#### [BRIEF]
Transcribe all of the material exactly, except for its pictures.

#### [SOURCE MATERIAL]
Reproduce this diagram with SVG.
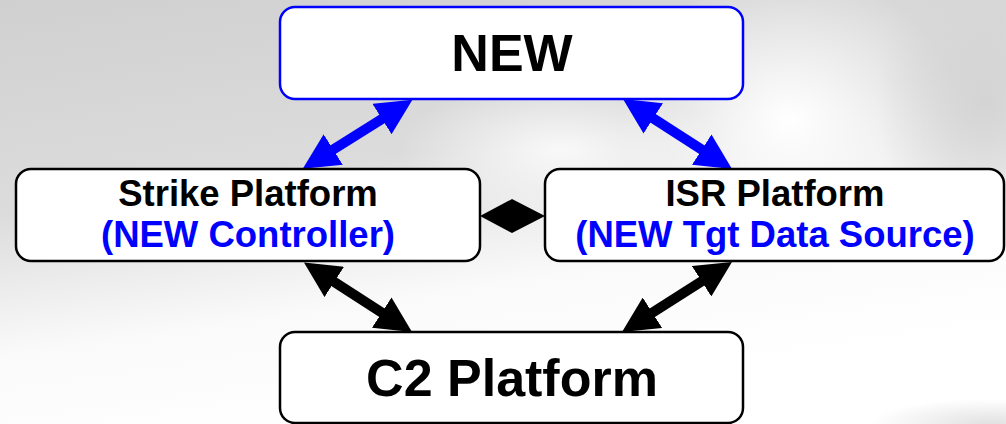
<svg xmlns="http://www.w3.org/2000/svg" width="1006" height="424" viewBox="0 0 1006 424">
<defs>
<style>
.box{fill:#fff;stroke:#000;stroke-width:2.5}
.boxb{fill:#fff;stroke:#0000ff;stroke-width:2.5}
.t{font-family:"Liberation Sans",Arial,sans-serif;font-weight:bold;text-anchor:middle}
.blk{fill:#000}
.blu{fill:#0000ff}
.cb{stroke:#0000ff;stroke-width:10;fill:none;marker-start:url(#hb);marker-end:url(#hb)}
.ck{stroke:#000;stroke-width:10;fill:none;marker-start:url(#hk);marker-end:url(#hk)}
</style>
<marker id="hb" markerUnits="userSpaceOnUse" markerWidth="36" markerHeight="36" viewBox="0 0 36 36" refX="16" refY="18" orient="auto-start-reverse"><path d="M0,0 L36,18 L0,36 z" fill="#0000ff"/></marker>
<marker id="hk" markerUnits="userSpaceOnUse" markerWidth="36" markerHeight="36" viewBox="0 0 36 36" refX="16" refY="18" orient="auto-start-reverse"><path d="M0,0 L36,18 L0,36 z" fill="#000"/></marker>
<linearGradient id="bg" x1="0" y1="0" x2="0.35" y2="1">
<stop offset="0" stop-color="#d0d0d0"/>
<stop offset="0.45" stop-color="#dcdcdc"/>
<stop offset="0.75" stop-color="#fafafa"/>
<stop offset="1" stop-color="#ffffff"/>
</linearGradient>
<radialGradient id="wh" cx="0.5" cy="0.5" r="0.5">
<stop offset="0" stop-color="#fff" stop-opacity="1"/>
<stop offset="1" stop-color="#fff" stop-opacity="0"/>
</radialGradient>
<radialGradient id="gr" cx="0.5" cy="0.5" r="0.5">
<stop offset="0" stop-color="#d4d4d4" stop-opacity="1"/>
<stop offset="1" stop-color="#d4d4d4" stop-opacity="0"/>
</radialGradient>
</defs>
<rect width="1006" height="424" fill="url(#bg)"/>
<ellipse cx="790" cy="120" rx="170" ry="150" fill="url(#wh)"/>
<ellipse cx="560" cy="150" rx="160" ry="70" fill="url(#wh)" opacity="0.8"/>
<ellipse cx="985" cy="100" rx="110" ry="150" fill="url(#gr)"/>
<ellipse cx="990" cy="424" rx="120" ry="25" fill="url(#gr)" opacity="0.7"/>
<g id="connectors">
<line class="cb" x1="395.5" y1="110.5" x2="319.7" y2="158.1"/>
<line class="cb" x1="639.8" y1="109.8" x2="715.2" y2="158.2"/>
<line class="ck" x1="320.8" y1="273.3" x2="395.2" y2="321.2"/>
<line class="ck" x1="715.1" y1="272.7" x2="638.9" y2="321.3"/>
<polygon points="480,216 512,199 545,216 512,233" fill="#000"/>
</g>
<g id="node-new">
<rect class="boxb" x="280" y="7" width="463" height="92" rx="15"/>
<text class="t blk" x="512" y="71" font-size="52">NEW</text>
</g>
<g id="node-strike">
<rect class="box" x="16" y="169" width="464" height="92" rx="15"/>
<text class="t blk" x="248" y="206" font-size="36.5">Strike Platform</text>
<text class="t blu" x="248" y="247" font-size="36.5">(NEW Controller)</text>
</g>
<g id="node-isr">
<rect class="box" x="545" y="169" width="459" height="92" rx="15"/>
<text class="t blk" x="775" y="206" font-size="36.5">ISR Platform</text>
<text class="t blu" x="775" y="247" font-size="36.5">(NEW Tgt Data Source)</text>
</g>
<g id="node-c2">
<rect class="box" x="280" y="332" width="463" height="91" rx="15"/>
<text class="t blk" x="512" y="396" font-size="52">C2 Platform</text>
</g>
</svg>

#### [WRITTEN SOLUTION]
Reproduce this diagram with SVG.
<svg xmlns="http://www.w3.org/2000/svg" width="1006" height="424" viewBox="0 0 1006 424">
<defs>
<style>
.box{fill:#fff;stroke:#000;stroke-width:2.5}
.boxb{fill:#fff;stroke:#0000ff;stroke-width:2.5}
.t{font-family:"Liberation Sans",Arial,sans-serif;font-weight:bold;text-anchor:middle}
.blk{fill:#000}
.blu{fill:#0000ff}
.cb{stroke:#0000ff;stroke-width:10;fill:none;marker-start:url(#hb);marker-end:url(#hb)}
.ck{stroke:#000;stroke-width:10;fill:none;marker-start:url(#hk);marker-end:url(#hk)}
</style>
<marker id="hb" markerUnits="userSpaceOnUse" markerWidth="36" markerHeight="36" viewBox="0 0 36 36" refX="16" refY="18" orient="auto-start-reverse"><path d="M0,0 L36,18 L0,36 z" fill="#0000ff"/></marker>
<marker id="hk" markerUnits="userSpaceOnUse" markerWidth="36" markerHeight="36" viewBox="0 0 36 36" refX="16" refY="18" orient="auto-start-reverse"><path d="M0,0 L36,18 L0,36 z" fill="#000"/></marker>
<linearGradient id="bg" x1="0" y1="0" x2="0.35" y2="1">
<stop offset="0" stop-color="#d0d0d0"/>
<stop offset="0.45" stop-color="#dcdcdc"/>
<stop offset="0.75" stop-color="#fafafa"/>
<stop offset="1" stop-color="#ffffff"/>
</linearGradient>
<radialGradient id="wh" cx="0.5" cy="0.5" r="0.5">
<stop offset="0" stop-color="#fff" stop-opacity="1"/>
<stop offset="1" stop-color="#fff" stop-opacity="0"/>
</radialGradient>
<radialGradient id="gr" cx="0.5" cy="0.5" r="0.5">
<stop offset="0" stop-color="#d4d4d4" stop-opacity="1"/>
<stop offset="1" stop-color="#d4d4d4" stop-opacity="0"/>
</radialGradient>
</defs>
<rect width="1006" height="424" fill="url(#bg)"/>
<ellipse cx="790" cy="120" rx="170" ry="150" fill="url(#wh)"/>
<ellipse cx="560" cy="150" rx="160" ry="70" fill="url(#wh)" opacity="0.8"/>
<ellipse cx="985" cy="100" rx="110" ry="150" fill="url(#gr)"/>
<ellipse cx="990" cy="424" rx="120" ry="25" fill="url(#gr)" opacity="0.7"/>
<g id="connectors">
<line class="cb" x1="395.5" y1="110.5" x2="319.7" y2="158.1"/>
<line class="cb" x1="639.8" y1="109.8" x2="715.2" y2="158.2"/>
<line class="ck" x1="320.8" y1="273.3" x2="395.2" y2="321.2"/>
<line class="ck" x1="715.1" y1="272.7" x2="638.9" y2="321.3"/>
<polygon points="480,216 512,199 545,216 512,233" fill="#000"/>
</g>
<g id="node-new">
<rect class="boxb" x="280" y="7" width="463" height="92" rx="15"/>
<text class="t blk" x="512" y="71" font-size="52">NEW</text>
</g>
<g id="node-strike">
<rect class="box" x="16" y="169" width="464" height="92" rx="15"/>
<text class="t blk" x="248" y="206" font-size="36.5">Strike Platform</text>
<text class="t blu" x="248" y="247" font-size="36.5">(NEW Controller)</text>
</g>
<g id="node-isr">
<rect class="box" x="545" y="169" width="459" height="92" rx="15"/>
<text class="t blk" x="775" y="206" font-size="36.5">ISR Platform</text>
<text class="t blu" x="775" y="247" font-size="36.5">(NEW Tgt Data Source)</text>
</g>
<g id="node-c2">
<rect class="box" x="280" y="332" width="463" height="91" rx="15"/>
<text class="t blk" x="512" y="396" font-size="52">C2 Platform</text>
</g>
</svg>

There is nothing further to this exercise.